Movies and TV
Source
The Internet Movie Database (IMDb) provides these data sets:
These data sets are refreshed on a daily basis.
Description of the Data
There are 7 data files provided by IMDb:
name.basics.tsv.gz
title.akas.tsv.gz
title.basics.tsv.gz
title.crew.tsv.gz
title.episode.tsv.gz
title.principals.tsv.gz
title.ratings.tsv.gz
The "Rotten Tomatoes movies and critic reviews dataset" is likely from here:
The Office dialogue likely is from here:
Transformations to the original data source
Kevin performed several transformation of the data.
He created comma-separated versions of the data from the IMDb tsv files:
akas.csv, crew.csv, episodes.csv, people.csv, ratings.csv, titles.csv
He also created a database file:
imdb.db
These two files are from the Rotten Tomatoes dataset:
rotten_tomatoes_movies.csv, rotten_tomatoes_reviews.csv
The dialogues from The Office are stored in:
the_office_dialogue.csv
Note that the source website mentions "55130 observations of 12 variables" but there seems to be 1 line in the csv file that stretches onto 3 lines (i.e., it has 2 extra lines).
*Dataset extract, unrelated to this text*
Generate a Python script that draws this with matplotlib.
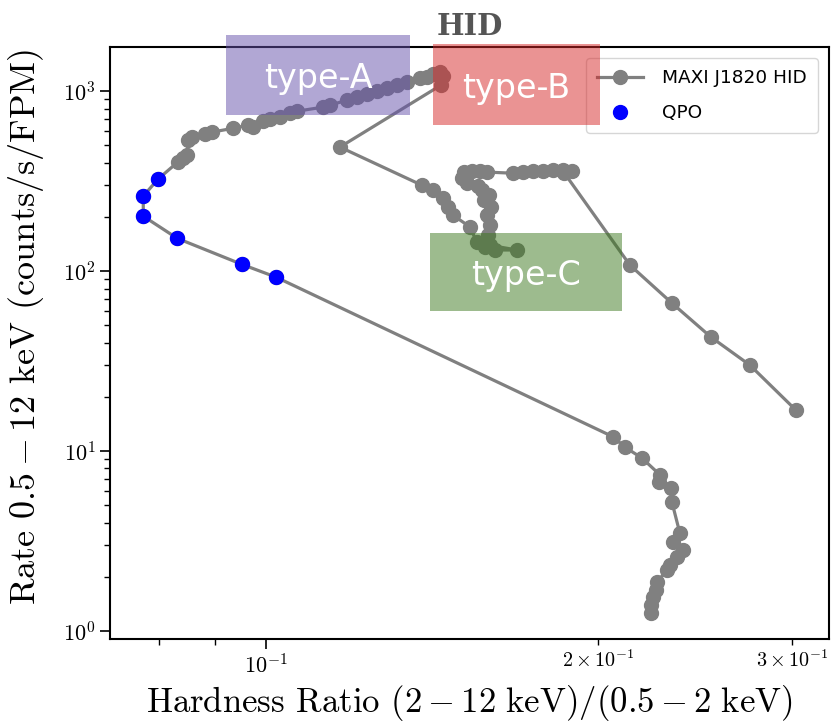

There is also the header line. Thus, the file the_office_dialogue.csv
has a total of 55133 lines.
We can download the IMDb data using:
wget datasets.imdbws.com/name.basics.tsv.gz
wget datasets.imdbws.com/title.akas.tsv.gz
wget datasets.imdbws.com/title.basics.tsv.gz
wget datasets.imdbws.com/title.crew.tsv.gz
wget datasets.imdbws.com/title.episode.tsv.gz
wget datasets.imdbws.com/title.principals.tsv.gz
wget datasets.imdbws.com/title.ratings.tsv.gz
and then we uncompress the data:
gunzip *.gz
and then remove the \N
values so that we have NULL values instead:
cat name.basics.tsv | sed 's.\\N..g' >name.tsv &
cat title.akas.tsv | sed 's.\\N..g' >akas.tsv &
cat title.basics.tsv | sed 's.\\N..g' >basics.tsv &
cat title.crew.tsv | sed 's.\\N..g' >crew.tsv &
cat title.episode.tsv | sed 's.\\N..g' >episode.tsv &
cat title.principals.tsv | sed 's.\\N..g' >principals.tsv &
cat title.ratings.tsv | sed 's.\\N..g' >ratings.tsv &
Then we create a new file in sqlite:
module load sqlite
sqlite3 imdb6Oct2024.db
We prepare to input the files:
.headers ON
.mode ascii
.separator "\t" "\n"
CREATE TABLE name(
"nconst" TEXT,
"primaryName" TEXT,
"birthYear" INTEGER,
"deathYear" INTEGER,
"primaryProfession" TEXT,
"knownForTitles" TEXT
);
CREATE TABLE akas(
"titleId" TEXT,
"ordering" INTEGER,
"title" TEXT,
"region" TEXT,
"language" TEXT,
"types" TEXT,
"attributes" TEXT,
"isOriginalTitle" INTEGER
);
CREATE TABLE basics(
"tconst" TEXT,
"titleType" TEXT,
"primaryTitle" TEXT,
"originalTitle" TEXT,
"isAdult" INTEGER,
"startYear" INTEGER,
"endYear" INTEGER,
"runtimeMinutes" INTEGER,
"genres" TEXT
);
CREATE TABLE crew(
"tconst" TEXT,
"directors" TEXT,
"writers" TEXT
);
CREATE TABLE episode(
"tconst" TEXT,
"parentTconst" TEXT,
"seasonNumber" INTEGER,
"episodeNumber" INTEGER
);
CREATE TABLE principals(
"tconst" TEXT,
"ordering" INTEGER,
"nconst" TEXT,
"category" TEXT,
"job" TEXT,
"characters" TEXT
);
CREATE TABLE ratings(
"tconst" TEXT,
"averageRating" NUMERIC,
"numVotes" INTEGER
);
Then we import the files:
.import --skip 1 name.tsv name
.import --skip 1 akas.tsv akas
.import --skip 1 basics.tsv basics
.import --skip 1 crew.tsv crew
.import --skip 1 episode.tsv episode
.import --skip 1 principals.tsv principals
.import --skip 1 ratings.tsv ratings
and, finally, we make an index for each of the tables:
CREATE INDEX ix_name_covering ON name(nconst,primaryName,birthYear,deathYear,primaryProfession,knownForTitles);
CREATE INDEX ix_akas_covering ON akas(titleId,ordering,title,region,language,types,attributes,isOriginalTitle);
CREATE INDEX ix_basics_covering ON basics(tconst,titleType,primaryTitle,originalTitle,isAdult,startYear,endYear,runtimeMinutes,genres);
CREATE INDEX ix_crew_covering ON crew(tconst,directors,writers);
CREATE INDEX ix_episode_covering ON episode(tconst,parentTconst,seasonNumber,episodeNumber);
CREATE INDEX ix_principals_covering ON principals(tconst,ordering,nconst,category,job,characters);
CREATE INDEX ix_ratings_covering ON ratings(tconst,averageRating,numVotes);